* _What to do_: The line holding "from matplotlib.patches import" is the last one to output; start at the first line of the data, keep every line in between exactly, and leave out pictures.

* _Dataset section_:
## start

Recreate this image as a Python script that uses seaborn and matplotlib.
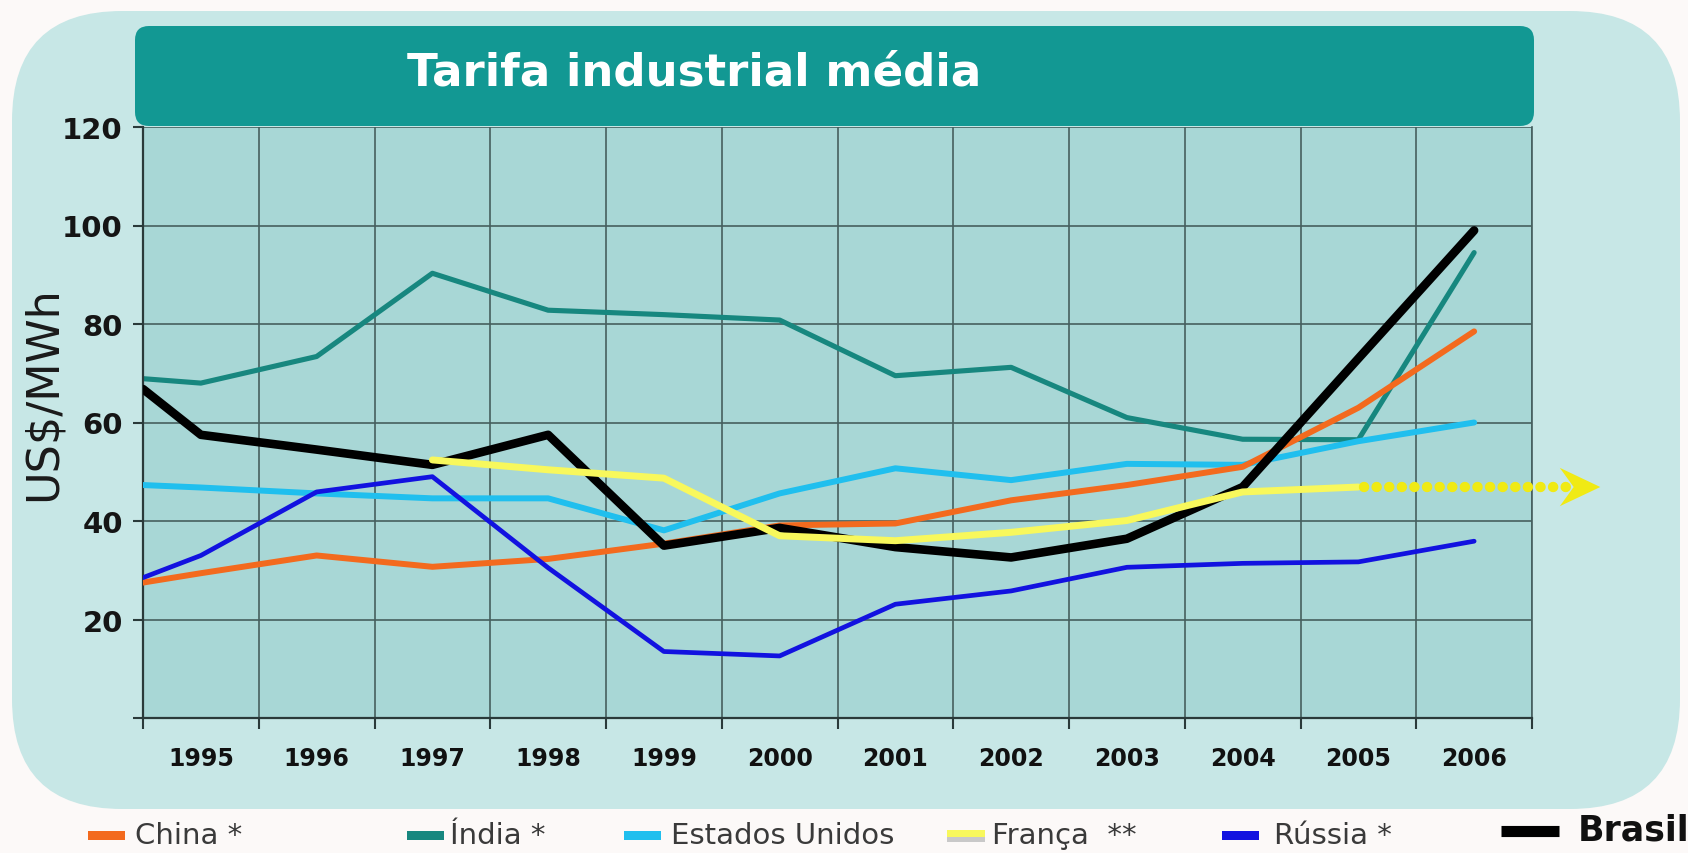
import numpy as np
import pandas as pd
import matplotlib
matplotlib.use("Agg")
import matplotlib.pyplot as plt
import seaborn as sns
from matplotlib.patches import FancyBboxPatch, Rectangle, Polygon

# ---------------- data ----------------
years = ["1995", "1996", "1997", "1998", "1999", "2000",
         "2001", "2002", "2003", "2004", "2005", "2006"]
# first value of each series = value at the left edge of the axis
china  = [27.5, 29.4, 33.0, 30.7, 32.3, 35.4, 39.1, 39.5, 44.2, 47.3, 51.0, 63.0, 78.5]
india  = [68.9, 68.0, 73.4, 90.3, 82.8, 81.9, 80.8, 69.5, 71.2, 61.0, 56.6, 56.5, 94.5]
eua    = [47.3, 46.8, 45.6, 44.6, 44.6, 38.1, 45.6, 50.7, 48.3, 51.6, 51.4, 56.2, 60.0]
franca = [np.nan, np.nan, np.nan, 52.4, 50.4, 48.7, 37.0, 36.0, 37.7, 40.1, 45.9, 46.9, np.nan]
russia = [28.5, 33.0, 45.9, 49.0, 30.5, 13.5, 12.6, 23.1, 25.8, 30.6, 31.4, 31.7, 35.9]
brasil = [66.8, 57.5, 54.5, 51.4, 57.5, 35.0, 38.6, 34.7, 32.6, 36.4, 46.9, 73.0, 99.0]

labels = ["China *", "Índia *", "Estados Unidos", "França  **", "Rússia *", "Brasil"]
yticks = [0, 20, 40, 60, 80, 100, 120]

# ---------------- styling ----------------
W, H = 1688, 854
sns.set_theme(style="white")
plt.rcParams["font.family"] = ["DejaVu Sans"]

fig = plt.figure(figsize=(W / 100, H / 100), dpi=100)
fig.patch.set_facecolor("#fcf9f8")

# background canvas in pixel coordinates
bg = fig.add_axes([0, 0, 1, 1], zorder=0)
bg.set_xlim(0, W)
bg.set_ylim(H, 0)
bg.axis("off")
bg.add_patch(FancyBboxPatch((12, 12), 1668, 798,
                            boxstyle="round,pad=0,rounding_size=110",
                            fc="#c7e7e6", ec="none"))
# title bar
bg.add_patch(FancyBboxPatch((135, 27), 1399, 100,
                            boxstyle="round,pad=0,rounding_size=14",
                            fc="#129893", ec="none"))
bg.text(407, 73, "Tarifa industrial média", color="white", fontsize=32.5,
        fontweight="bold", ha="left", va="center")

# main axes
left, right, top, bottom = 143, 1532, 128, 719
ax = fig.add_axes([left / W, 1 - bottom / H, (right - left) / W, (bottom - top) / H], zorder=2)
ax.set_facecolor("#a8d7d6")

x = np.concatenate([[-0.5], np.arange(len(years))])

series = [
    (india,  "#17877f", 3.7, 2),
    (eua,    "#20bfee", 4.3, 3),
    (china,  "#f36a1e", 4.3, 4),
    (russia, "#1212e0", 3.4, 5),
    (brasil, "#000000", 6.2, 6),
    (franca, "#f8f85c", 5.0, 7),
]
for vals, col, lw, z in series:
    df = pd.DataFrame({"x": x, "valor": vals}).dropna()
    sns.lineplot(data=df, x="x", y="valor", ax=ax, color=col, lw=lw,
                 estimator=None, sort=False, zorder=z)

# dotted continuation arrow for França
last_fr = pd.Series(franca).dropna()
x0 = x[last_fr.index[-1]]
yfr = last_fr.iloc[-1]
ax.plot([x0 + 0.05, 11.8], [yfr, yfr], color="#f0ea14", lw=7.5,
        linestyle=(0, (0.01, 1.2)), dash_capstyle="round",
        clip_on=False, zorder=8)
ax.add_patch(Polygon([[12.09, yfr], [11.74, yfr + 3.9], [11.86, yfr],
                      [11.74, yfr - 3.9]], closed=True, fc="#f0ea14",
                     ec="none", clip_on=False, zorder=8))

ax.set_xlim(-0.5, 11.5)
ax.set_ylim(0, 120)
ax.set_xlabel("")
ax.set_ylabel("")

# grid / ticks
ax.set_xticks(np.arange(-0.5, 12, 1))
ax.set_xticklabels([])
ax.set_xticks(np.arange(len(years)), minor=True)
ax.set_xticklabels(years, minor=True, fontsize=17, fontweight="bold", color="#111111")
ax.tick_params(axis="x", which="major", length=8, width=1.5, color="#2a3a3a",
               direction="out", bottom=True)
ax.tick_params(axis="x", which="minor", length=0, pad=20, bottom=True)
ax.set_yticks(yticks)
ax.set_yticklabels(["" if v == 0 else str(v) for v in yticks], fontsize=21,
                   fontweight="bold", color="#151515")
ax.tick_params(axis="y", length=7.5, width=1.5, color="#2a3a3a", direction="out",
               pad=7, left=True)
ax.grid(True, which="major", color="#465f5f", lw=1.2)
ax.set_axisbelow(True)
for s in ["left", "bottom"]:
    ax.spines[s].set_color("#2a3a3a")
    ax.spines[s].set_linewidth(1.6)
ax.spines["right"].set_color("#465f5f")
ax.spines["right"].set_linewidth(1.2)
ax.spines["top"].set_visible(False)

fig.text(43 / W, 1 - 394 / H, "US$/MWh", rotation=90, fontsize=32,
         color="#1a1a1a", ha="center", va="center")

# legend (custom row at the bottom)
ly = 836
items = [
    (88, 135, "#f36a1e", labels[0]),
    (407, 450, "#17877f", labels[1]),
    (624, 671, "#20bfee", labels[2]),
    (947, 992, "#f8f85c", labels[3]),
    (1222, 1274, "#1212e0", labels[4]),
]
ov = fig.add_axes([0, 0, 1, 1], zorder=3)
ov.set_xlim(0, W)
ov.set_ylim(H, 0)
ov.axis("off")
for px, tx, col, lab in items:
    if col == "#f8f85c":
        ov.add_patch(Rectangle((px, ly + 1), 38, 6, fc="#c9c9c9", ec="none"))
        ov.add_patch(Rectangle((px, ly - 5), 38, 7, fc=col, ec="none"))
    else:
        ov.add_patch(Rectangle((px, ly - 4), 37, 9, fc=col, ec="none"))
    ov.text(tx, ly, lab, fontsize=21, color="#3a3a3a", ha="left", va="center")
ov.plot([1501, 1559], [832, 832], color="black", lw=8, solid_capstyle="butt")
ov.text(1578, 831, labels[5], fontsize=25, fontweight="bold", color="#111111",
        ha="left", va="center")

fig.savefig("out.png", dpi=100, facecolor=fig.get_facecolor())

## end

* _Task output_:
Recreate this image as a Python script that uses seaborn and matplotlib.
import numpy as np
import pandas as pd
import matplotlib
matplotlib.use("Agg")
import matplotlib.pyplot as plt
import seaborn as sns
from matplotlib.patches import FancyBboxPatch, Rectangle, Polygon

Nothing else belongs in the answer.